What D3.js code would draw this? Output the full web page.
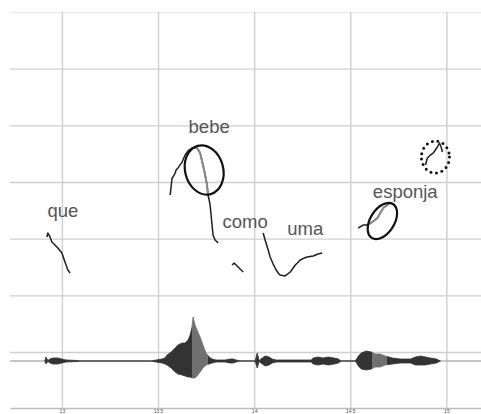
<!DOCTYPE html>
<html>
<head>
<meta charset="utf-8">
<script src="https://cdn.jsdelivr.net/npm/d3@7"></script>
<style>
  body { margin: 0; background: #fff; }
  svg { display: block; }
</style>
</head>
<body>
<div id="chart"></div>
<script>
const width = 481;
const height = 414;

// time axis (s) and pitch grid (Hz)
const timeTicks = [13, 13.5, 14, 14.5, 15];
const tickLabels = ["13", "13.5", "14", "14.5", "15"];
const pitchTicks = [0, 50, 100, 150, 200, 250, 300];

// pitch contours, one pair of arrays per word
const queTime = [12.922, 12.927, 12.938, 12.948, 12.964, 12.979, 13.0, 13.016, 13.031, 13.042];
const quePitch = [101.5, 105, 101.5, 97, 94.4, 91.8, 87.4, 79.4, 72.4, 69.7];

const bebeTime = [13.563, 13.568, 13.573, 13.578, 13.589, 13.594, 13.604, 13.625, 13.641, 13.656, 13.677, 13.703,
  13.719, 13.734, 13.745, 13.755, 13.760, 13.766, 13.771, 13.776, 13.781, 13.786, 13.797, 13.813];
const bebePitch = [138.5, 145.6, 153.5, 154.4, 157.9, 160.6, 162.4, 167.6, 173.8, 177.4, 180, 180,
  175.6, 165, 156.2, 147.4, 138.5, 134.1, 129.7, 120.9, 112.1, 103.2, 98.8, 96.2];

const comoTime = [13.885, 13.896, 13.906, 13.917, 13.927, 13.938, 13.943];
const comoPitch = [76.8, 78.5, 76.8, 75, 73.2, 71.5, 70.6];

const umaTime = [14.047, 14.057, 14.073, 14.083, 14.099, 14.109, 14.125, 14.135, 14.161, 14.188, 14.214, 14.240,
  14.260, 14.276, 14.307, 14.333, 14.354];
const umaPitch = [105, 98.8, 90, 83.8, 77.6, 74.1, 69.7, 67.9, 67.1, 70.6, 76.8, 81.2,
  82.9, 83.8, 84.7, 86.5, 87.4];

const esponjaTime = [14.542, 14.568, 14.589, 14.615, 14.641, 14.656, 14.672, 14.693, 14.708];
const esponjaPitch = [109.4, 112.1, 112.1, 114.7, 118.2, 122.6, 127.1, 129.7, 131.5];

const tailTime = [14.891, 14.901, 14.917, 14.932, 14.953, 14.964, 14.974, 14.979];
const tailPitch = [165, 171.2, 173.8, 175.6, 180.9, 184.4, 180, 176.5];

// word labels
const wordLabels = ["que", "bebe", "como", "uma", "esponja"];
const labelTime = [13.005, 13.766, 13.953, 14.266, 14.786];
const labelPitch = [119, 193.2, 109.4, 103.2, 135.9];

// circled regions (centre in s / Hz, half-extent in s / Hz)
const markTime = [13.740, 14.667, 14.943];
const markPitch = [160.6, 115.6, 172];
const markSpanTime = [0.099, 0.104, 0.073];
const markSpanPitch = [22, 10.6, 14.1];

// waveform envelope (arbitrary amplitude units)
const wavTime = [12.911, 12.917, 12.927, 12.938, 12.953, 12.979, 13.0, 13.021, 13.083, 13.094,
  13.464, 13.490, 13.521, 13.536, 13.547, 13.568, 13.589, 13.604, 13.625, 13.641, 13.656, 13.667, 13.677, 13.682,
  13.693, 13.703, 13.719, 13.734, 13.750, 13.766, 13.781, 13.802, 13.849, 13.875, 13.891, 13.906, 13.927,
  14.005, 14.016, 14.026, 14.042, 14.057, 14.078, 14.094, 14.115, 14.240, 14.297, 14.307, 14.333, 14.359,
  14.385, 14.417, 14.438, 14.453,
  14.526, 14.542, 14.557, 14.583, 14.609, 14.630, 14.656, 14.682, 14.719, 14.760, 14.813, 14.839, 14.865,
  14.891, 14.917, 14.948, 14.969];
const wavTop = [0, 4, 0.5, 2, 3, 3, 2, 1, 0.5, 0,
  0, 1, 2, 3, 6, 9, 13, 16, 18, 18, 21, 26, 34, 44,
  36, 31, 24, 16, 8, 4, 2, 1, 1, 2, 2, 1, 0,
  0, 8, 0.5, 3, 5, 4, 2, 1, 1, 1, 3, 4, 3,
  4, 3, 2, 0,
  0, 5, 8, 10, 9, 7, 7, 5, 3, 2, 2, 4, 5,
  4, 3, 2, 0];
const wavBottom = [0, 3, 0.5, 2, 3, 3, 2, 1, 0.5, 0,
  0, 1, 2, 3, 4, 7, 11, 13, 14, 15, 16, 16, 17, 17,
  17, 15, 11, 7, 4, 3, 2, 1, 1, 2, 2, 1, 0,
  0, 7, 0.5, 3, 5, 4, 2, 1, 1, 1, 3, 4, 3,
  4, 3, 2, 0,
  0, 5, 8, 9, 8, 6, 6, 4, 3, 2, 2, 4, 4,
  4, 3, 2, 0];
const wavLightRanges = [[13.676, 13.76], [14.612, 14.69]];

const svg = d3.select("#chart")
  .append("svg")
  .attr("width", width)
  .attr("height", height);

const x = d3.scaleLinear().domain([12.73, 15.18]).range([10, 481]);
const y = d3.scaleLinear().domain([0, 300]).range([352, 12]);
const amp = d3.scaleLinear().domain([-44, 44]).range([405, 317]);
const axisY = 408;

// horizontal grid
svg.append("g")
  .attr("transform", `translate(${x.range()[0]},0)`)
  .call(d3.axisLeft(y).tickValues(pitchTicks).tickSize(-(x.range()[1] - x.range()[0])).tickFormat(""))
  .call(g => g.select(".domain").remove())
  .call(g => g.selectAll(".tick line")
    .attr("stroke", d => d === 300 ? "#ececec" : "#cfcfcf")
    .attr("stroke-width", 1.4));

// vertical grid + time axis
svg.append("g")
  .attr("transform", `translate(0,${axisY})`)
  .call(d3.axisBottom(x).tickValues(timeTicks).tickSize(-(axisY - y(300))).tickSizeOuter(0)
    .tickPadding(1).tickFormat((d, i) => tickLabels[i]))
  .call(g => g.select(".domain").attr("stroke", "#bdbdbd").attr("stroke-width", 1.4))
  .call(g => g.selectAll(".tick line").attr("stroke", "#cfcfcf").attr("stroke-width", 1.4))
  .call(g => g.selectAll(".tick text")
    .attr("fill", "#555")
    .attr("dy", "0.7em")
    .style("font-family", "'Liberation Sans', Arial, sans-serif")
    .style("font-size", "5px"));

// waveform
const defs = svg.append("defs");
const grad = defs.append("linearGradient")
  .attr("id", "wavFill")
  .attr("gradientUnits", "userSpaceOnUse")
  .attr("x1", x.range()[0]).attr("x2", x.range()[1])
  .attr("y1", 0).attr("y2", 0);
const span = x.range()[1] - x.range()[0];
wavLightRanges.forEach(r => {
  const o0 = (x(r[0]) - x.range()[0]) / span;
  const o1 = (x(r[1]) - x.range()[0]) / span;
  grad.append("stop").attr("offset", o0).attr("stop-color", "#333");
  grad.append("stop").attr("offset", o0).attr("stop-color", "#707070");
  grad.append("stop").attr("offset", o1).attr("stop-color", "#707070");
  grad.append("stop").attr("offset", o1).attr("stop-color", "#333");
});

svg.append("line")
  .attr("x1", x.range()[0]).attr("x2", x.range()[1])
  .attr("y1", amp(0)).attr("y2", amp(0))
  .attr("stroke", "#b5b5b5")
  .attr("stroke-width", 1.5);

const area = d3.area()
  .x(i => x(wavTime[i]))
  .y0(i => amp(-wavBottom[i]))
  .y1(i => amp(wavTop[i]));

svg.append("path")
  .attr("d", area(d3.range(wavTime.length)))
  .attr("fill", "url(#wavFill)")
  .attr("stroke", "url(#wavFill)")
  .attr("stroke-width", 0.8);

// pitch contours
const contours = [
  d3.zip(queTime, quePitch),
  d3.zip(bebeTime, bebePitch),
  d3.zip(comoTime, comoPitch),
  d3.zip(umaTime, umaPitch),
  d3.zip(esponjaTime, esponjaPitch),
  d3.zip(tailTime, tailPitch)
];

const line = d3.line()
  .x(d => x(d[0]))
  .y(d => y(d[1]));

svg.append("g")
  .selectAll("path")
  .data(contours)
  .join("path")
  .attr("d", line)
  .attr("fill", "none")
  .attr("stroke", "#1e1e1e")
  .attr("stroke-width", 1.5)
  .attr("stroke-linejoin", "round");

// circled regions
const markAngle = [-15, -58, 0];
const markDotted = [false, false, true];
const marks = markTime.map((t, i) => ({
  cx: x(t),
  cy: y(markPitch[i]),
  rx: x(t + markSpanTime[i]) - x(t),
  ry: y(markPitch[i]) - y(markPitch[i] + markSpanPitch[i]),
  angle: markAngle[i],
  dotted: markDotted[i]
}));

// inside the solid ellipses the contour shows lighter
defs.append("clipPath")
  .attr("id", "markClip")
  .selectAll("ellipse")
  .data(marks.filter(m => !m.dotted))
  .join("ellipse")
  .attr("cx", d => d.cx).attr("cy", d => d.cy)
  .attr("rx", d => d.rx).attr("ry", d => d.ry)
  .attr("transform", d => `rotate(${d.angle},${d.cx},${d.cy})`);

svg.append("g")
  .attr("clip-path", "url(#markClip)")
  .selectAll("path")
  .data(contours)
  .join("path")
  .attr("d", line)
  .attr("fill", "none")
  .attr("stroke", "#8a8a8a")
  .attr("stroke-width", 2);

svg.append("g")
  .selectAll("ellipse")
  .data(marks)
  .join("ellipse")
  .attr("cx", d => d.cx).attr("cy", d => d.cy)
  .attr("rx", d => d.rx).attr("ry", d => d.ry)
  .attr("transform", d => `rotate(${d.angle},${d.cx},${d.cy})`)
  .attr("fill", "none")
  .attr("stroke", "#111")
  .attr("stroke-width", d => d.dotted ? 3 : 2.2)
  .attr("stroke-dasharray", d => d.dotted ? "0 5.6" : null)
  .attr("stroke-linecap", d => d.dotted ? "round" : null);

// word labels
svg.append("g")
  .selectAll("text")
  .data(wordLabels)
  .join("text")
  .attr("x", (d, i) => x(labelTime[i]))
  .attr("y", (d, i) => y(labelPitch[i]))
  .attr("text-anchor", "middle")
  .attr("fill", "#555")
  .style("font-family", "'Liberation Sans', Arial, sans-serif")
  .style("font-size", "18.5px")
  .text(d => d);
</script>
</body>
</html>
....
◆ EXERCISE REQUIREMENTS:
Everything from the first line to the line with "const pitchTicks = [0, 50, 100, 150, 200, 250, 300];" must be repeated exactly, and nothing else. Leave the pictures out.

◆ FINISHED EXERCISE:
What D3.js code would draw this? Output the full web page.
<!DOCTYPE html>
<html>
<head>
<meta charset="utf-8">
<script src="https://cdn.jsdelivr.net/npm/d3@7"></script>
<style>
  body { margin: 0; background: #fff; }
  svg { display: block; }
</style>
</head>
<body>
<div id="chart"></div>
<script>
const width = 481;
const height = 414;

// time axis (s) and pitch grid (Hz)
const timeTicks = [13, 13.5, 14, 14.5, 15];
const tickLabels = ["13", "13.5", "14", "14.5", "15"];
const pitchTicks = [0, 50, 100, 150, 200, 250, 300];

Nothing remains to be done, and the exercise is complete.